Self-assembled monolayers of supramolecular compounds for chemical sensors

We have studied the application of self-assembled resorcin[4]arene monolayers as chemically sensitive coating of quartz microalance sensors. Resorcin[4]arenes are typical supramolecular compounds with a molecular cavity formed by an aromatic ring system. The latter provides lipophilic binding sites and acts therefore as a molecular recognition structure for organic molecules. Reosrcinarenes are of particular interest for the selective detection of organic molecules in the gas and liquid phase. A high level of molecular order can be achieved by using modified cage compounds: dialkylsulfide-substituted resorcin[4]arene derivatives (with 4 aromatic rings) form well-ordered monolayers at Au surfaces by a self-assembling process which occurs spontaneously in ethanol/chloroform solutions of thes resorcin[4]arene derivatives. The driving force is the formation of very stable AuS bonds and the van der Waals interaction between the alkyl chains.

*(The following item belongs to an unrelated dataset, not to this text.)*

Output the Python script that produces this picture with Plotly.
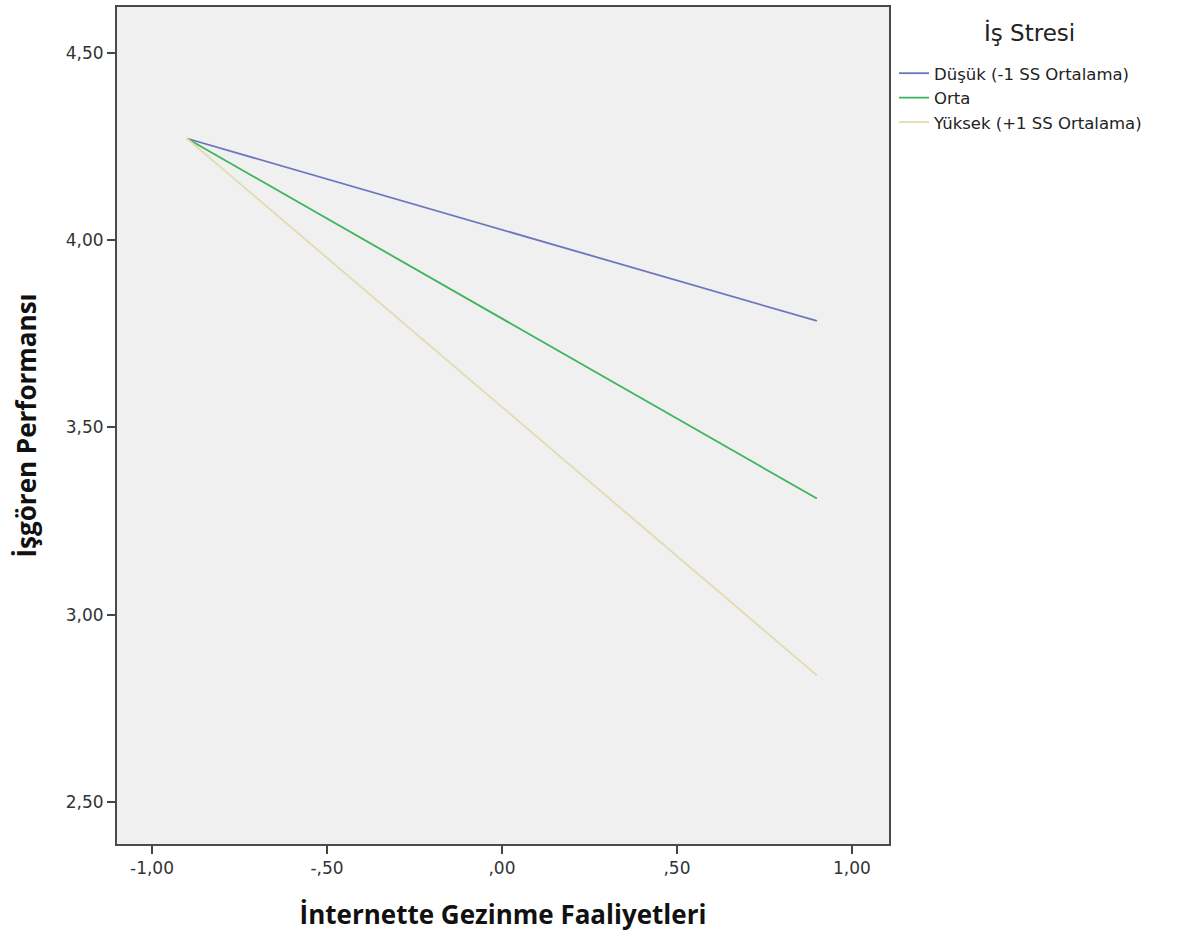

We present results on the structure of resorcin[4]arene monolayers and their interactions with organic molecules. These results were obtained from angle-resolved X-ray photoelectron spectroscopy (AR-XPS) and thermal desorption spectroscopy (TDS). The latter techniques makes it possible to determine binding energies of the molecule/resorcin[4]arene ‘key-lock’ interaction. The binding energies are then compared with mass changes Δm which are obtained from quartz microbalance oscillators with their Au electrodes coated with resorcin[4]arene monolayers. We tested different organic molecules in the gas and liquid phase such as tetrachloroethane (C2Cl4), Trichloroethylene (HClCCCl2), tetrachloromethane (CCl4), chloroform (CHCl3) and toluene (H3C-C6H5). By far the most pronounced sensor response and hence highest selectivity was observed to tetrachloroethene (C2Cl4).